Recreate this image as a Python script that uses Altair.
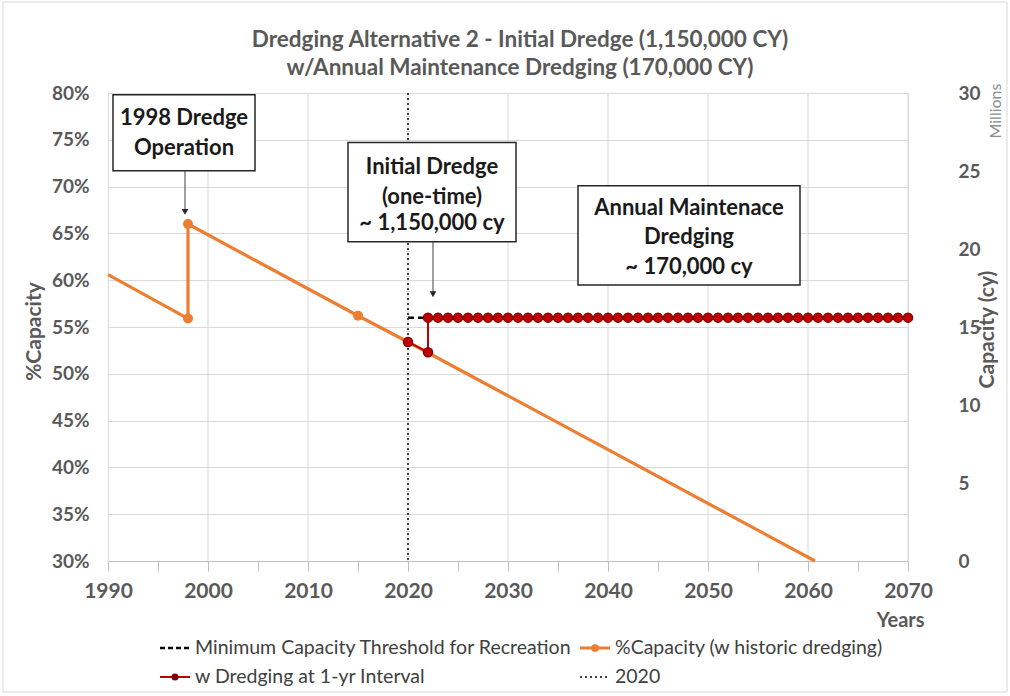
import altair as alt
import pandas as pd

FONT = "Lato"
GRAY = "#595959"
ORANGE = "#ED7D31"
RED = "#C00000"
DARKRED = "#7F0000"

# %Capacity with historic dredging (1998 dredge raises capacity, then linear loss)
hist_year = [1990, 1998, 1998, 2015, 2020, 2060.7]
hist_pct = [60.6, 55.9, 66.0, 56.2, 53.4, 30.0]
hist_marker = [False, True, True, True, False, False]

# Scenario: initial dredge in 2022, then annual maintenance dredging
dredge_year = [2020, 2022, 2022, 2023, 2024, 2025, 2026, 2027, 2028, 2029, 2030,
               2031, 2032, 2033, 2034, 2035, 2036, 2037, 2038, 2039, 2040,
               2041, 2042, 2043, 2044, 2045, 2046, 2047, 2048, 2049, 2050,
               2051, 2052, 2053, 2054, 2055, 2056, 2057, 2058, 2059, 2060,
               2061, 2062, 2063, 2064, 2065, 2066, 2067, 2068, 2069, 2070]
dredge_pct = [53.4, 52.3] + [56.0] * 49

# Minimum capacity threshold for recreation
threshold_year = [2020, 2070]
threshold_pct = [56.0, 56.0]

marker_year = 2020
decades = [2000, 2010, 2020, 2030, 2040, 2050, 2060, 2070]
x_ticks = [1990, 1995, 2000, 2005, 2010, 2015, 2020, 2025, 2030, 2035,
           2040, 2045, 2050, 2055, 2060, 2065, 2070]
y_ticks = [30, 35, 40, 45, 50, 55, 60, 65, 70, 75, 80]
cap_ticks = [0, 5, 10, 15, 20, 25, 30]

title_lines = ["Dredging Alternative 2 - Initial Dredge (1,150,000 CY)",
               "w/Annual Maintenance Dredging (170,000 CY)"]

# Callout boxes (data units) and their text
box_x1 = [1990.5, 2014.0, 2037.0]
box_x2 = [2004.7, 2030.8, 2059.2]
box_y1 = [71.7, 64.1, 59.5]
box_y2 = [79.8, 74.7, 70.1]
note_text = ["1998 Dredge", "Operation",
             "Initial Dredge", "(one-time)", "~ 1,150,000 cy",
             "Annual Maintenace", "Dredging", "~ 170,000 cy"]
note_x = [1997.6, 1997.6, 2022.4, 2022.4, 2022.4, 2048.1, 2048.1, 2048.1]
note_y = [77.3, 74.1, 72.1, 68.9, 66.1, 67.7, 64.6, 61.4]
arrow_x = [1997.7, 2022.5]
arrow_top = [71.7, 64.1]
arrow_tip = [67.3, 58.5]

legend_labels = ["Minimum Capacity Threshold for Recreation",
                 "%Capacity (w historic dredging)",
                 "w Dredging at 1-yr Interval", "2020"]

W, H = 800, 468

xs = alt.Scale(domain=[1990, 2070], nice=False, zero=False)
ys = alt.Scale(domain=[30, 80], nice=False, zero=False)

hist = pd.DataFrame({"year": hist_year, "pct": hist_pct, "mk": hist_marker,
                     "i": list(range(len(hist_year)))})
dredge = pd.DataFrame({"year": dredge_year, "pct": dredge_pct,
                       "i": list(range(len(dredge_year)))})
thr = pd.DataFrame({"year": threshold_year, "pct": threshold_pct})

y_axis = alt.Axis(values=y_ticks, labelExpr="datum.value + '%'", grid=True,
                  gridColor="#d9d9d9", domain=False, ticks=False,
                  labelFont=FONT, labelFontSize=19, labelFontWeight="bold",
                  labelColor=GRAY, labelPadding=19,
                  title="%Capacity", titleFont=FONT, titleFontSize=21,
                  titleFontWeight="bold", titleColor=GRAY, titleAngle=270,
                  titleX=-74, titleY=H / 2 + 4, titleAlign="center",
                  titleBaseline="middle")
x_axis = alt.Axis(values=x_ticks,
                  labelExpr="datum.value % 10 === 0 ? '' + datum.value : ''",
                  grid=False, tickSize=10, tickColor="#bfbfbf",
                  domainColor="#bfbfbf", labelFont=FONT, labelFontSize=21,
                  labelFontWeight="bold", labelColor=GRAY, labelPadding=9,
                  labelFlush=False, title="Years", titleFont=FONT,
                  titleFontSize=20, titleFontWeight="bold", titleColor=GRAY,
                  titleX=W + 16, titleY=59, titleAlign="right",
                  titleBaseline="middle")

X = lambda: alt.X("year:Q", scale=xs, axis=x_axis)
Y = lambda: alt.Y("pct:Q", scale=ys, axis=y_axis)

grid_v = alt.Chart(pd.DataFrame({"year": decades})).mark_rule(
    color="#d9d9d9", strokeWidth=1).encode(x=X())

hist_line = alt.Chart(hist).mark_line(color=ORANGE, strokeWidth=3.2).encode(
    x=X(), y=Y(), order="i:Q")
hist_pts = alt.Chart(hist).transform_filter("datum.mk").mark_circle(
    color=ORANGE, size=100, opacity=1).encode(x=X(), y=Y())

thr_line = alt.Chart(thr).mark_line(color="black", strokeWidth=2.5,
                                    strokeDash=[6, 4]).encode(x=X(), y=Y())

v2020 = alt.Chart(pd.DataFrame({"year": [marker_year]})).mark_rule(
    color="#404040", strokeWidth=2, strokeDash=[2, 3]).encode(x=X())

dredge_line = alt.Chart(dredge).mark_line(color=RED, strokeWidth=2).encode(
    x=X(), y=Y(), order="i:Q")
dredge_pts = alt.Chart(dredge).mark_point(
    filled=True, fill=RED, stroke=DARKRED, strokeWidth=1.3, size=85,
    opacity=1, shape="circle").encode(x=X(), y=Y())

boxes = alt.Chart(pd.DataFrame({"x1": box_x1, "x2": box_x2, "y1": box_y1,
                                "y2": box_y2})).mark_rect(
    fill="white", stroke="#262626", strokeWidth=1.5).encode(
    x=alt.X("x1:Q", scale=xs, axis=x_axis), x2="x2:Q",
    y=alt.Y("y1:Q", scale=ys, axis=y_axis), y2="y2:Q")
notes = alt.Chart(pd.DataFrame({"t": note_text, "year": note_x,
                                "pct": note_y})).mark_text(
    font=FONT, fontSize=22, fontWeight="bold", color="#1a1a1a",
    baseline="middle").encode(x=X(), y=Y(), text="t:N")

arrows = alt.Chart(pd.DataFrame({"year": arrow_x, "top": arrow_top,
                                 "pct": arrow_tip})).mark_rule(
    color="#404040", strokeWidth=1).encode(
    x=X(), y=alt.Y("top:Q", scale=ys, axis=y_axis), y2="pct:Q")
heads = alt.Chart(pd.DataFrame({"year": arrow_x, "pct": arrow_tip})).mark_point(
    shape="triangle-down", filled=True, color="#262626", size=45,
    opacity=1).encode(x=X(), y=Y())

# Two-line chart title, drawn above the plot (pixel positions)
title = alt.Chart(pd.DataFrame({"t": title_lines, "px": [412, 412],
                                "py": [-53, -25]})).mark_text(
    font=FONT, fontSize=22.5, fontWeight="bold", color=GRAY,
    baseline="middle", align="center").encode(
    x=alt.X("px:Q", scale=None), y=alt.Y("py:Q", scale=None), text="t:N")

# Legend below the plot (pixel positions)
leg = pd.DataFrame({"t": legend_labels, "px": [87, 507, 87, 507],
                    "py": [555, 555, 584, 584]})
leg_text = alt.Chart(leg).mark_text(
    font=FONT, fontSize=19.5, color="#404040", align="left",
    baseline="middle").encode(x=alt.X("px:Q", scale=None),
                              y=alt.Y("py:Q", scale=None), text="t:N")


def leg_sym(i, **kw):
    d = pd.DataFrame({"a": [leg.px[i] - 35], "b": [leg.px[i] - 5],
                      "py": [leg.py[i]]})
    return alt.Chart(d).mark_rule(**kw).encode(
        x=alt.X("a:Q", scale=None), x2="b:Q", y=alt.Y("py:Q", scale=None))


def leg_dot(i, **kw):
    d = pd.DataFrame({"a": [leg.px[i] - 20], "py": [leg.py[i]]})
    return alt.Chart(d).mark_point(filled=True, opacity=1, shape="circle",
                                   **kw).encode(
        x=alt.X("a:Q", scale=None), y=alt.Y("py:Q", scale=None))


legend = alt.layer(
    leg_sym(0, color="black", strokeWidth=2.5, strokeDash=[5, 3]),
    leg_sym(1, color=ORANGE, strokeWidth=3),
    leg_dot(1, color=ORANGE, size=60),
    leg_sym(2, color=RED, strokeWidth=2),
    leg_dot(2, fill=DARKRED, stroke=DARKRED, size=25),
    leg_sym(3, color="#404040", strokeWidth=2, strokeDash=[2, 3]),
    leg_text,
)

millions = alt.Chart(pd.DataFrame({"t": ["Millions"]})).mark_text(
    font=FONT, fontSize=16, color="#8c8c8c", angle=270, baseline="middle",
    align="center").encode(x=alt.value(W + 88), y=alt.value(18), text="t:N")

frame = alt.Chart(pd.DataFrame({"a": [-105], "b": [W + 99], "c": [-91],
                                "d": [H + 131]})).mark_rect(
    fill=None, stroke="#d9d9d9", strokeWidth=1).encode(
    x=alt.X("a:Q", scale=None), x2="b:Q",
    y=alt.Y("c:Q", scale=None), y2="d:Q")

main = alt.layer(frame, grid_v, hist_line, hist_pts, thr_line, v2020,
                 dredge_line, dredge_pts, boxes, notes, arrows, heads,
                 title, legend, millions)

right = alt.Chart(pd.DataFrame({"cap": [0, 30]})).mark_point(opacity=0).encode(
    x=alt.value(0),
    y=alt.Y("cap:Q", scale=alt.Scale(domain=[0, 30], nice=False),
            axis=alt.Axis(orient="right", values=cap_ticks, grid=False,
                          domain=False, ticks=False, labelFont=FONT,
                          labelFontSize=19, labelFontWeight="bold",
                          labelColor=GRAY, labelPadding=50,
                          title="Capacity (cy)", titleFont=FONT,
                          titleFontSize=21, titleFontWeight="bold",
                          titleColor=GRAY, titleAngle=270, titleX=79,
                          titleY=H / 2 + 2, titleAlign="center",
                          titleBaseline="middle")))

chart = alt.layer(main, right).resolve_scale(y="independent").properties(
    width=W, height=H,
    padding={"left": 108, "top": 93, "right": 102, "bottom": 135},
    autosize=alt.AutoSizeParams(type="none"),
).configure_view(stroke=None).configure(background="white")

chart.save("out.html", embed_options={"renderer": "svg", "actions": False})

- [Stated problem]:
Return the material line for line, from its beginning to the line that contains "Maintenance Dredging (170,000", with the pictures left out.

- [Solution]:
Recreate this image as a Python script that uses Altair.
import altair as alt
import pandas as pd

FONT = "Lato"
GRAY = "#595959"
ORANGE = "#ED7D31"
RED = "#C00000"
DARKRED = "#7F0000"

# %Capacity with historic dredging (1998 dredge raises capacity, then linear loss)
hist_year = [1990, 1998, 1998, 2015, 2020, 2060.7]
hist_pct = [60.6, 55.9, 66.0, 56.2, 53.4, 30.0]
hist_marker = [False, True, True, True, False, False]

# Scenario: initial dredge in 2022, then annual maintenance dredging
dredge_year = [2020, 2022, 2022, 2023, 2024, 2025, 2026, 2027, 2028, 2029, 2030,
               2031, 2032, 2033, 2034, 2035, 2036, 2037, 2038, 2039, 2040,
               2041, 2042, 2043, 2044, 2045, 2046, 2047, 2048, 2049, 2050,
               2051, 2052, 2053, 2054, 2055, 2056, 2057, 2058, 2059, 2060,
               2061, 2062, 2063, 2064, 2065, 2066, 2067, 2068, 2069, 2070]
dredge_pct = [53.4, 52.3] + [56.0] * 49

# Minimum capacity threshold for recreation
threshold_year = [2020, 2070]
threshold_pct = [56.0, 56.0]

marker_year = 2020
decades = [2000, 2010, 2020, 2030, 2040, 2050, 2060, 2070]
x_ticks = [1990, 1995, 2000, 2005, 2010, 2015, 2020, 2025, 2030, 2035,
           2040, 2045, 2050, 2055, 2060, 2065, 2070]
y_ticks = [30, 35, 40, 45, 50, 55, 60, 65, 70, 75, 80]
cap_ticks = [0, 5, 10, 15, 20, 25, 30]

title_lines = ["Dredging Alternative 2 - Initial Dredge (1,150,000 CY)",
               "w/Annual Maintenance Dredging (170,000 CY)"]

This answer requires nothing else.